Hybrid vs GMO food

Hybrid vs GMO

First of all, let me be clear about the difference between a hybrid vs GMO food since most of you ( including myself ) avoid buying seedless food in grocery stores not knowing the facts and the entire process of cultivating seedless food.

Hybrid & Seedless Fruit

Hybrid fruits are simply the product of cross-breeding two similarly related species, a process that dates back to the early days of agriculture. Hybridization also occurs naturally in both animals and plants without human intervention.
In the case of hybrid fruits, farmers simply breed two parent fruit trees through cross-pollination to create a hybrid fruit tree that produces fruits that have the most desired characteristics of its parents.
Examples of common hybrid fruits include the pluot (plum and apricot), tangelo (tangerine and pomelo) and grapefruit (pomelo and orange).
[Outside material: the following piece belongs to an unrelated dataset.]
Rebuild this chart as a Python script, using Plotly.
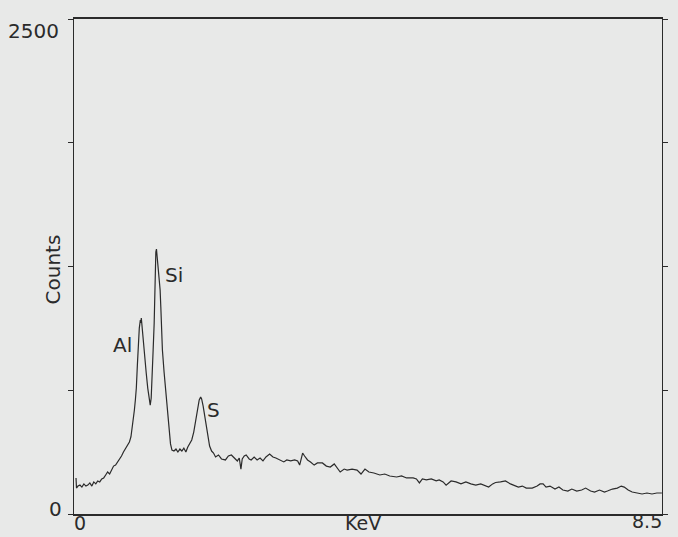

In fact, the vast majority of products that you consume exists due to hybridization and breeding. In the case of watermelon, when a hybrid watermelon is pollinated with a regular watermelon, it creates a sterile offspring (i.e seedless watermelon = hybrid watermelon + regular watermelon).  For watermelons, being sterile means the seeds are white, small, and edible, which is the desired characteristic for seedless watermelon.

Regular watermelons are diploid organisms and have 22 chromosomes. A hybrid watermelon is basically a watermelon with 44 chromosomes (tetraploid). When a tetraploid watermelon is pollinated by a diploid (regular) watermelon, the offspring is a triploid watermelon with 33 chromosomes. A triploid watermelon is a seedless watermelon. Without a detailed description of the process of getting triploid watermelon, I will jump to the point. Based on the research done, it is clear that the triploid organism IS NOT GENETICALLY ENGINEERED by adding, deleting or replacing watermelon genes with genes from other organisms. Instead, it is just inhibited from completing a natural cycle in reproduction called ANAPHASE. More information on breeding of seedless watermelon can be found here: http://cucurbitbreeding.com/watermelon-breeding/seedless-watermelon-breeding/

Most modern fruits and vegetables – including kale, carrots, broccoli, apples, bananas – you name it – are essentially hybrids that are nothing like their ancient, wild counterparts.

MOST OF US WOULD LIKE TO KNOW IF THER ARE ANY RISKS AND SIDE EFFECTS CONSUMING HYBRID FRUITS?

There are no known risks associated with consuming edible hybrid fruits. Many of these fruits have existed for decades, or even much longer.

Note that almost all modern fruits and vegetables that we eat today are the products of hybridization.

Genetically-Modified Organisms (GMOs)

Genetically modified organisms (GMOs), in contrast, are the result of combining DNA molecules from different sources in order to alter the genes of an organism through bio-engineering. GM is a laboratory-based technique that is completely different from natural breeding.
Usually, DNA for a genetically modified organism does not come from closely related species. Bio-engineering is a strictly human-driven process and cannot occur naturally, or without human intervention.

Are There Any Risks To Consuming GMOs?

I will not go into depth in regards to this controversial theory, but rather outline some major facts.
Bio-engineering plants or animals that are used for food have the potential to produce toxic byproducts. For example, a food crop might be bio-engineered to be resistant to herbicides, thus allowing the farmer to spray liberal amounts of herbicides to control weeds without impacting the food crop. This could increase the amount of herbicide or pesticide that finds its way into the food.
Making a food crop that is bio-engineered to resist pests, could have possible side effects by making the crop toxic, allergenic or reduced in nutritional value. Besides the listed above, this process can cause the crop to be damaging to the environment and reduce the GM crop’s productivity. Concluding that this might have a large impact on humans.
Seedless watermelons, grapes, bananas, and oranges are not GMOs. Rather, seedless fruits are created from plants that are either not fertilized by pollination, or that have been pollinated but do not develop mature seeds.
Fruit cultivars may create seedless fruit by cross-breeding normal fruit trees with fruit trees that contain extra chromosomes, which result in infertile offspring producing seedless fruits.